Si era parlato per mesi di «Modi Wave» e alla fine l’ondata è arrivata, implacabile, in quasi tutto il paese. La conta dei voti ha confermato le previsioni più rosee per la coalizione National Democratic Alliance (Nda) guidata dal partito conservatore hindu Bharatiya Janata Party (Bjp): Narendra Modi – manca solo la formalità del giuramento, prevista per la prossima settimana – è il nuovo primo ministro della Repubblica indiana. L’Indian National Congress della dinastia Nehru-Gandhi ne esce tragicamente ridimensionato, una sconfitta su tutta la linea che brucerà a lungo e dovrebbe imporre un profondo ricambio nei quadri del partito a partire da Rahul Gandhi, portabandiera del Congress in questa disastrosa campagna elettorale.

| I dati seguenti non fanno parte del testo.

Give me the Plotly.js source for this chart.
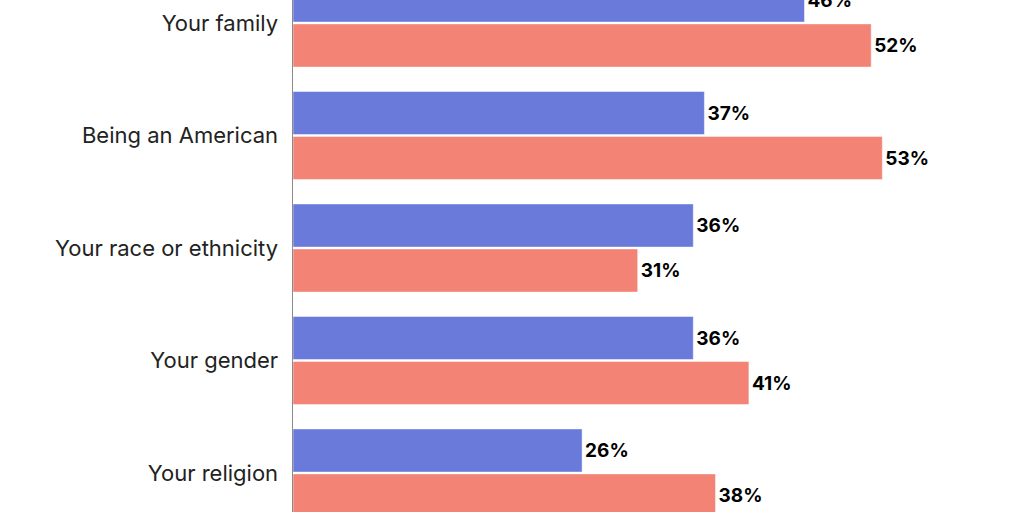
<!DOCTYPE html>
<html>
<head>
<meta charset="utf-8">
<script src="https://cdn.plot.ly/plotly-3.0.1.min.js"></script>
<style>html,body{margin:0;padding:0;background:#fff;overflow:hidden}#chart{width:1024px;height:512px}</style>
</head>
<body>
<div id="chart"></div>
<script>
const categories = ["Your family", "Being an American", "Your race or ethnicity", "Your gender", "Your religion"];
const seriesA = [46, 37, 36, 36, 26];
const seriesB = [52, 53, 31, 41, 38];
const labelsA = seriesA.map(v => v + "%");
const labelsB = seriesB.map(v => v + "%");

const common = {
  type: "bar", orientation: "h", y: categories,
  textposition: "outside", cliponaxis: true,
  textfont: {family: "Inter", size: 19, color: "#000", weight: 700},
  hoverinfo: "skip"
};
const data = [
  Object.assign({}, common, {x: seriesA, text: labelsA, name: "A",
    marker: {color: "#6a7adb", line: {color: "#ffffff", width: 0.5}}}),
  Object.assign({}, common, {x: seriesB, text: labelsB, name: "B",
    marker: {color: "#f28375", line: {color: "#ffffff", width: 0.5}}})
];
const layout = {
  width: 1024, height: 512,
  margin: {l: 293, r: 0, t: 0, b: 0, pad: 0},
  paper_bgcolor: "#fff", plot_bgcolor: "#fff",
  showlegend: false,
  barmode: "group", bargap: 0.2, bargroupgap: 0.04,
  xaxis: {range: [0, 65.74], showgrid: false, zeroline: false, showticklabels: false, ticks: ""},
  yaxis: {type: "category", range: [4.3467, -0.2044], showgrid: false, zeroline: false,
    showline: true, linecolor: "#8a8a8a", linewidth: 1.5, ticks: "", ticklabelstandoff: 9,
    tickfont: {family: "Inter", size: 22, color: "#222"}},
  font: {family: "Inter"}
};
Plotly.newPlot("chart", data, layout, {displayModeBar: false, staticPlot: true});
</script>
</body>
</html>
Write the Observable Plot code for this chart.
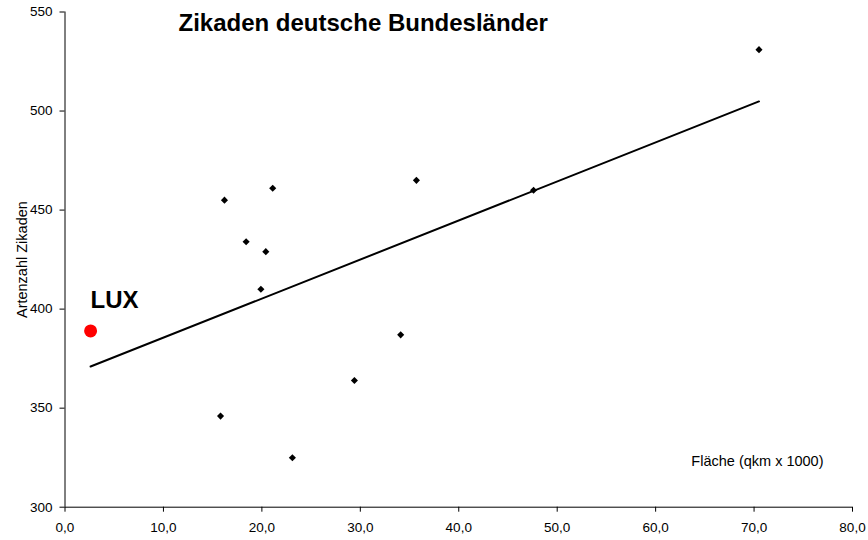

La Nda si aggiudica un risultato inedito nella storia indiana: oltre 340 seggi in parlamento, 283 contando solamente quelli del Bjp, la più grande vittoria di sempre per la destra indiana. Significa avere una maggioranza granitica (la soglia è 273), scongiurando la minaccia di governare sotto ricatto di partiti regionali come l’Aiadmk di Jayalalithaa, che nel solo Tamil Nadu ha vinto 37 seggi, o il Trinamool di Mamata Banerjee, 34 seggi in Bengala Occidentale.

La sconfitta subita dall’Inc di Rahul Gandhi è andata oltre ogni aspettativa: il partito dell’Indipendenza, al governo per due mandati consecutivi, è stato strapazzato da NaMo, assicurandosi solamente 45 seggi a livello nazionale, minimo storico dalla fondazione del partito. Non sono nemmeno abbastanza per candidarsi alla guida dell’opposizione.

Si tratta di una bocciatura su tutta la linea che ha fatto emergere, da un lato, la voglia di cambiamento del paese; dall’altro, il totale fallimento della campagna elettorale dell’Inc. In una conferenza stampa striminzita, Rahul e la madre Sonia – presidentessa dell’Inc – hanno augurato buon lavoro al nuovo governo, assumendosi la responsabilità personale del disastro. Non hanno accettato nessuna domanda dai giornalisti.

Tutt’altro il clima davanti alla sede nazionale del Bjp a New Delhi: una discreta folla – un migliaio di persone, era giorno lavorativo – si è radunata a festeggiare in un tripudio di fiori di zafferano (colore simbolo del Bjp), tamburi, danze e slogan. Nel primo pomeriggio di ieri sono passati a galvanizzare i sostenitori, tra gli altri, il lugubre Amit Shah, braccio destro di Modi in Gujarat, e Rajnath Singh, presidente del Bjp. L’uomo che ha rivoltato il paese, invece, ha preferito tenere il suo discorso da vincitore davanti a una marea adorante a Vadodara, nel «suo» Gujarat, dove il Bjp ha conquistato tutti i seggi disponibili (26). Modi, dopo aver visitato la madre ricevendo la sua benedizione, si è complimentato col popolo gujarati per aver guidato la risalita del Bjp, annunciando che in futuro «verranno giorni felici».

L’India, salvo gli stati meridionali di Tamil Nadu e Kerala, è oggi quasi interamente color zafferano: il Bjp ha travolto sia l’Inc sia i partiti regionali in Uttar Pradesh (71 seggi su 80), a New Delhi (sette seggi su sette), e nel resto degli “stati che contano”. Secondo le statistiche dell’Election Commission indiana, un indiano su tre in queste elezioni del 2014 ha votato per il Bjp, e ora ci saranno molte valutazioni da fare circa l’appeal che la personalizzazione dello scontro voluta da Narendra Modi ha generato nell’elettorato storicamente avverso al partito di destra: dati alla mano, il fiore di loto (simbolo del Bjp) non è più il partito delle élite e dell’estremismo hindu, ma grazie ad un lavoro maniacale portato avanti sui mass media e sul campo sin dal dicembre 2013, ha saputo vincere il favore dell’India rurale, delle caste basse, delle minoranze etniche e religiose, un tempo roccaforti del partito secolare per eccellenza, l’Inc.

La rivoluzione della società civile minacciata dall’Aam Aadmi Party (Aap) di Arvind Kejriwal, reduce da un inaspettato successo alle locali di New Delhi lo scorso anno, si è rivelata un clamoroso buco nell’acqua: quattro seggi a livello nazionale, spariti dai media e dall’immaginario collettivo.
Se Modi sarà davvero «il primo ministro di tutti» lo scopriremo presto. Intanto, nella democrazia più vasta del mondo, si apre una nuova era.